I believe that our country will be stronger and better prepared to meet our challenges with a cleansing of the Presidency. The President of the United States is the most powerful person in the world because we are the strongest country economically and militarily, and in the appeal of our idealism for liberty and freedom of conscience. Our President must be strong because a President personifies the rule of law that he is sworn to uphold and protect. We must believe him and trust him if we are to follow him. His influence on domestic and foreign policies comes from that trust, which a lifetime of words, deeds, and achievements has built.

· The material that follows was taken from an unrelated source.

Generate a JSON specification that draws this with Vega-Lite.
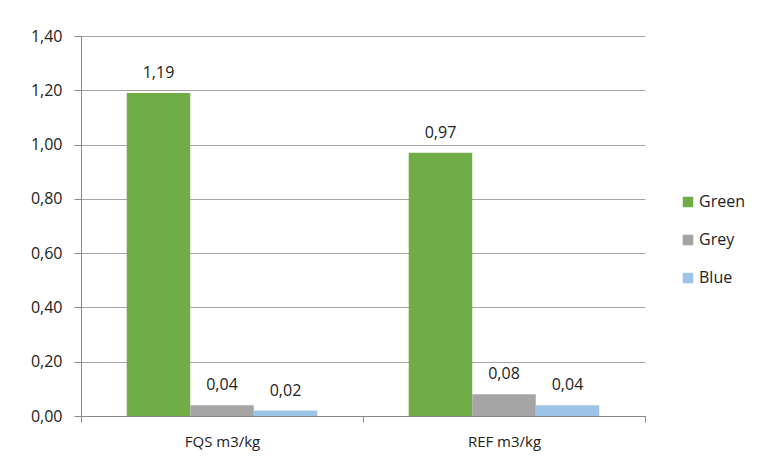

President Clinton has betrayed that trust. His leadership has been diminished because most Americans have come to the cynical conclusion that they must read between the lines of his statements and try to catch a glimmer of truth amidst the spin. His subordinates have demeaned public life by contending that `everybody does it' as a defense of why the President has erred so grievously. But every President does not lie to a federal grand jury. Every President does not obstruct justice. The last President to do so was President Nixon, and he had sufficient reverence for the office to resign before the House even voted articles of impeachment.
The impeachment trial must come to an end. The Presidency will be strengthened and our ability as Americans to meet important challenges will be strengthened if we begin to restore our faith in the truth and justice that our government must exemplify and preserve. It will not be enough simply to condemn the tragic misdeeds of President Clinton. He must be removed from office as the Constitution prescribes, and we must celebrate the strength of that same Constitution which also provides a path for a new beginning.
Thank you, Mr. Chief Justice. I yield the floor.